A two-day conference is now underway to reflect on the first 25 years of democracy and how the country can map the next quarter.
To know where one is going, they must know where they come from – so the saying goes.
This encapsulated the aim and purpose of the conference held by research institute Mapungubwe Institute for Strategic Reflection (MISTRA), titled ’25 Years of Democracy’.
The two-day conference, held in partnership with the Presidency and other stakeholders, will provide an in-depth reflective analysis and report on the past quarter of democracy and how the country can map the next 25 years.
It therefore seeks to review the strides made on issues of governance and leadership, socio economic transformation, citizenship and identity.
Addressing the official opening of the conference on Tuesday, President Cyril Ramaphosa said while the conference offers an opportunity to take stock of achievements, it is also a platform to identify the challenges, opportunities and tasks of the present and the future.
“Research and academic institutions have a critical role to play in advising government [and] in providing the necessary data that informs our planning models.
“As I said in the State of the Nation Address a few weeks ago, this is a government that is not afraid of new ideas, and of new ways of thinking,” said the President.
Leveraging on collaborative intellectual efforts, the President highlighted that fundamental to the task of nation building is the removal of race, gender and class as determinants of economic and social advancement.
“It is about substantially reducing inequality and creating a fairer, more just society,” said the President.
Reducing poverty and inequality and growing the economy are among the issues highlighted as ways to build on the country’s achievements and to better prepare for the next 25 years.
The President emphasised that the National Development Plan (NDP) remains government’s lodestar in moving the country forward.
“Attainment of the NDP’s Vision 2030 rests on having an educated, skilled and capable workforce.
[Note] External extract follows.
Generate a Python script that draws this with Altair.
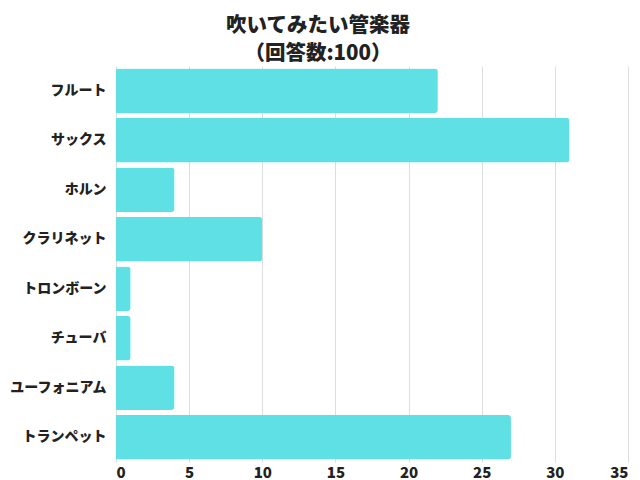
import altair as alt
import pandas as pd

instruments = ["フルート", "サックス", "ホルン", "クラリネット", "トロンボーン", "チューバ", "ユーフォニアム", "トランペット"]
counts = [22, 31, 4, 10, 1, 1, 4, 27]
x_ticks = [0, 5, 10, 15, 20, 25, 30, 35]

df = pd.DataFrame({"instrument": instruments, "count": counts})

FONT = "Noto Sans CJK JP"

chart = alt.Chart(df).mark_bar(
    color="#5ee0e4", cornerRadiusTopRight=3, cornerRadiusBottomRight=3
).encode(
    y=alt.Y("instrument:N", sort=instruments, title=None,
            scale=alt.Scale(paddingInner=0.1, paddingOuter=0.05),
            axis=alt.Axis(domain=False, ticks=False, labelFont=FONT, labelFontWeight=900,
                          labelFontSize=14, labelColor="#222222", labelPadding=10)),
    x=alt.X("count:Q", title=None,
            scale=alt.Scale(domain=[0, 35], nice=False),
            axis=alt.Axis(values=x_ticks, domain=False, ticks=False, grid=True,
                          gridColor="#dddddd", labelFont=FONT, labelFontWeight=900,
                          labelFontSize=15, labelColor="#222222", labelPadding=3)),
).properties(
    width=512,
    height=396,
    autosize=alt.AutoSizeParams(type="none"),
    padding={"left": 108, "top": 58, "right": 4, "bottom": 18},
    title=alt.Title(["吹いてみたい管楽器", "（回答数:100）"], font=FONT, fontSize=20.5,
                    fontWeight=900, color="#222222", lineHeight=28, anchor="middle",
                    frame="bounds", offset=2),
).configure_view(stroke=None)

chart.save("out.html", embed_options={"renderer": "svg", "actions": False})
To produce more graduates in the critical skills needed by our economy, we have to work more closely with universities, TVET colleges and other educational institutions,” said the President.
The President punted the need for government to fast track the implementation of its policies.
“We have to reflect as government, particularly on whether our implementation model in its current iteration has effectively met our development needs.
“In attempting to do too much and not coordinating our actions within and between departments, we have been found wanting,” he said.
Sithembile Mbete, a Political Science Lecturer at the University of Pretoria, echoed the President’s sentiments on implementation and the need for structural reform.
“Structural change is fundamentally restructuring your society so it enables the people in their teens and twenties, and doesn’t destroy them,” she said.
University of Johannesburg Vice Chancellor Tshilidzi Marwala emphasised the need for government, in preparation for the next quarter of democracy, to be cognisant that the world of work is shrinking.
“If you look at unemployment in South Africa, it’s because we have been deindustrialising. If we are to become relevant again, we need to find what makes us competitive,” he said.
The official review of the 25-Year government report will also be presented at the two-day conference.
Minister in the Presidency Jackson Mthembu will officially close the conference on Wednesday.